2. Déterminer les limites de f en ±∞.
\finenonce{12345}
\finexercice
Batch Processing and PDF Generation
To handle multiple chapters, I built a simple batch system. The script reads URLs from a text file and processes them all:
if __name__ == "__main__":
with open('pages.txt', 'r') as f:
for line in f:
page = line.strip()
get_page(page)
Running the scraper looks like this:
$ python grab.py
LaTeX file generated: dump/Nombres complexes.tex
LaTeX file generated: dump/Polynômes.tex
LaTeX file generated: dump/Fractions rationnelles.tex
LaTeX file generated: dump/Espaces vectoriels.tex
...
Then a bash script compiles everything to PDF:
#!/bin/bash
for tex_file in "dump"/*.tex; do
filename=$(basename "$tex_file")
echo "Processing $filename..."
pdflatex -output-directory="output" "$tex_file"
if [ $? -eq 0 ]; then
echo "Successfully generated PDF for $filename"
else
echo "Error generating PDF for $filename"
fi
done
Console output during compilation:
$ ./gen.sh
Processing Nombres complexes.tex...
This is pdfTeX, Version 3...
...
Output written on output/Nombres complexes.pdf (47 pages, 892341 bytes).
Successfully generated PDF for Nombres complexes.tex
Processing Polynômes.tex...
...
Successfully generated PDF for Polynômes.tex
What I Ended Up With
The final system gives me clean PDF exercise sheets organized by chapter and topic. Each PDF has:
- Exercises section: All problems clearly formatted with difficulty stars
- Hints section: Separated so I can try problems first
- Solutions section: Complete worked solutions
The PDFs look professional and are much easier to print and study from than the website. I can now grab any Bibmath chapter and have a LaTeX version in seconds.

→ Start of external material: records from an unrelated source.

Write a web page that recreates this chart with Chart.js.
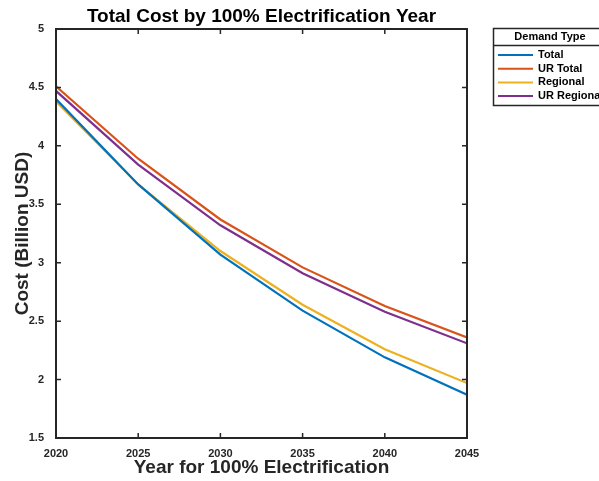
<!DOCTYPE html>
<html>
<head>
<meta charset="utf-8">
<script src="https://cdn.jsdelivr.net/npm/chart.js@4/dist/chart.umd.min.js"></script>
<style>
  html, body { margin: 0; padding: 0; background: #fff; }
  #wrap { width: 599px; height: 481px; position: relative; }
</style>
</head>
<body>
<div id="wrap"><canvas id="cost-chart" width="599" height="481"></canvas></div>
<script>
// Total cost by 100% electrification year, four demand types
const years = [2020, 2025, 2030, 2035, 2040, 2045];
const total = [4.40, 3.67, 3.07, 2.59, 2.19, 1.87];
const urTotal = [4.51, 3.89, 3.37, 2.96, 2.63, 2.36];
const regional = [4.38, 3.67, 3.10, 2.64, 2.26, 1.97];
const urRegional = [4.47, 3.84, 3.32, 2.91, 2.58, 2.31];
const seriesNames = ['Total', 'UR Total', 'Regional', 'UR Regional'];
const seriesColors = ['#0072BD', '#D95319', '#EDB120', '#7E2F8E'];
const yTicks = [1.5, 2, 2.5, 3, 3.5, 4, 4.5, 5];
const xTicks = [2020, 2025, 2030, 2035, 2040, 2045];

const FONT = '"Liberation Sans", Arial, Helvetica, sans-serif';
const AXIS_COLOR = '#262626';

const allSeries = [total, urTotal, regional, urRegional];

// box, inward ticks, titles and legend drawn MATLAB-style
const matlabFrame = {
  id: 'matlabFrame',
  afterDraw(chart) {
    const ctx = chart.ctx;
    const { left, right, top, bottom } = chart.chartArea;
    const xs = chart.scales.x, ys = chart.scales.y;
    ctx.save();
    ctx.strokeStyle = AXIS_COLOR;
    ctx.lineWidth = 2;
    ctx.strokeRect(left, top, right - left, bottom - top);
    ctx.lineWidth = 1.5;
    const tl = 5;
    ctx.beginPath();
    xTicks.forEach(v => {
      const px = xs.getPixelForValue(v);
      ctx.moveTo(px, bottom); ctx.lineTo(px, bottom - tl);
      ctx.moveTo(px, top); ctx.lineTo(px, top + tl);
    });
    yTicks.forEach(v => {
      const py = ys.getPixelForValue(v);
      ctx.moveTo(left, py); ctx.lineTo(left + tl, py);
      ctx.moveTo(right, py); ctx.lineTo(right - tl, py);
    });
    ctx.stroke();

    // titles
    ctx.fillStyle = '#000';
    ctx.textAlign = 'center';
    ctx.textBaseline = 'middle';
    ctx.font = 'bold 19px ' + FONT;
    ctx.fillText('Total Cost by 100% Electrification Year', (left + right) / 2, 17);
    ctx.fillStyle = AXIS_COLOR;
    ctx.font = 'bold 19px ' + FONT;
    ctx.fillText('Year for 100% Electrification', (left + right) / 2, 468);
    ctx.save();
    ctx.translate(23, (top + bottom) / 2);
    ctx.rotate(-Math.PI / 2);
    ctx.fillText('Cost (Billion USD)', 0, 0);
    ctx.restore();

    // legend
    const lx = 493, ly = 28, lw = 120, lh = 77;
    ctx.fillStyle = '#fff';
    ctx.fillRect(lx, ly, lw, lh);
    ctx.strokeStyle = AXIS_COLOR;
    ctx.lineWidth = 1.5;
    ctx.strokeRect(lx + 0.5, ly + 0.5, lw, lh);
    ctx.beginPath();
    ctx.moveTo(lx, ly + 17.5); ctx.lineTo(lx + lw, ly + 17.5);
    ctx.stroke();
    ctx.fillStyle = '#000';
    ctx.font = 'bold 11px ' + FONT;
    ctx.textAlign = 'center';
    ctx.fillText('Demand Type', 550, ly + 9);
    ctx.font = 'bold 11px ' + FONT;
    ctx.textAlign = 'left';
    chart.data.datasets.forEach((ds, i) => {
      const yy = 55 + i * 13.7;
      ctx.strokeStyle = ds.borderColor;
      ctx.lineWidth = 2;
      ctx.beginPath();
      ctx.moveTo(498, yy); ctx.lineTo(533, yy);
      ctx.stroke();
      ctx.fillStyle = '#000';
      ctx.fillText(ds.label, 538, yy);
    });
    ctx.restore();
  }
};

new Chart(document.getElementById('cost-chart'), {
  type: 'line',
  data: {
    datasets: allSeries.map((vals, i) => ({
      label: seriesNames[i],
      data: years.map((yr, j) => ({ x: yr, y: vals[j] })),
      borderColor: seriesColors[i],
      backgroundColor: seriesColors[i],
      borderWidth: 2.2,
      pointRadius: 0,
      tension: 0,
      fill: false
    }))
  },
  options: {
    responsive: false,
    animation: false,
    layout: { padding: { top: 29, right: 132, left: 0, bottom: 0 } },
    plugins: {
      legend: { display: false },
      title: { display: false },
      tooltip: { enabled: false }
    },
    scales: {
      x: {
        type: 'linear',
        min: 2020,
        max: 2045,
        afterBuildTicks: s => { s.ticks = xTicks.map(v => ({ value: v })); },
        afterFit: s => { s.height = 43; },
        grid: { display: false },
        border: { display: false },
        ticks: {
          color: AXIS_COLOR,
          font: { family: FONT, size: 11, weight: 'bold' },
          padding: 1,
          maxRotation: 0,
          callback: v => String(v)
        }
      },
      y: {
        type: 'linear',
        min: 1.5,
        max: 5,
        afterBuildTicks: s => { s.ticks = yTicks.map(v => ({ value: v })); },
        afterFit: s => { s.width = 56; },
        grid: { display: false },
        border: { display: false },
        ticks: {
          color: AXIS_COLOR,
          font: { family: FONT, size: 11, weight: 'bold' },
          padding: 4,
          callback: v => String(v)
        }
      }
    }
  },
  plugins: [matlabFrame]
});
</script>
</body>
</html>
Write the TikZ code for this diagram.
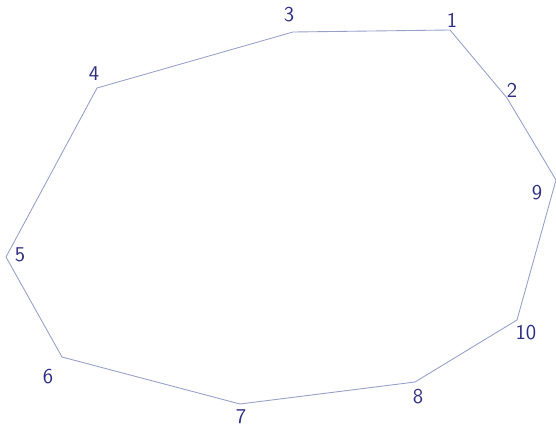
\documentclass[tikz,border=0pt]{standalone}
\usepackage{xcolor}
\usepackage{tikz}
\definecolor{edgeblue}{RGB}{150, 160, 200}
\definecolor{inkblue}{RGB}{45, 45, 130}

\begin{document}
\begin{tikzpicture}[
  x=0.02cm, y=-0.02cm,
  edge/.style={draw=edgeblue, line width=0.5pt, line join=round},
  num/.style={font=\large\sffamily, color=inkblue, inner sep=1pt}
]
  \useasboundingbox (0,0) rectangle (556,436);

  \coordinate (v1)  at (450, 30);
  \coordinate (v2)  at (507, 98);
  \coordinate (v9)  at (556, 180);
  \coordinate (v10) at (517, 320);
  \coordinate (v8)  at (415, 382);
  \coordinate (v7)  at (240, 404);
  \coordinate (v6)  at (62, 357);
  \coordinate (v5)  at (6, 257);
  \coordinate (v4)  at (97, 88);
  \coordinate (v3)  at (293, 32);

  \draw[edge] (v3) -- (v1) -- (v2) -- (v9) -- (v10) -- (v8)
              -- (v7) -- (v6) -- (v5) -- (v4) -- cycle;

  \node[num] (n1)  at (452, 20)  {1};
  \node[num] (n2)  at (512, 90)  {2};
  \node[num] (n9)  at (537, 193) {9};
  \node[num] (n10) at (526, 333) {10};
  \node[num] (n8)  at (418, 397) {8};
  \node[num] (n7)  at (241, 417) {7};
  \node[num] (n6)  at (48, 377)  {6};
  \node[num] (n5)  at (20, 255)  {5};
  \node[num] (n4)  at (94, 74)   {4};
  \node[num] (n3)  at (289, 15)  {3};
\end{tikzpicture}
\end{document}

Here’s the typical file structure after running everything:
dump/
Nombres complexes.tex
Polynômes.tex
Espaces vectoriels.tex
...
output/
Nombres complexes.pdf
Polynômes.pdf
Espaces vectoriels.pdf
...
If You Want to Try It
The code is straightforward Python with BeautifulSoup and requests. You’ll need a pages.txt
file with Bibmath URLs (one per line), plus header/footer LaTeX files for styling.
It’s specifically built for Bibmath’s HTML structure, so it won’t work on other sites without modification. But if you’re studying French math and want better-formatted exercises, it might save you some time.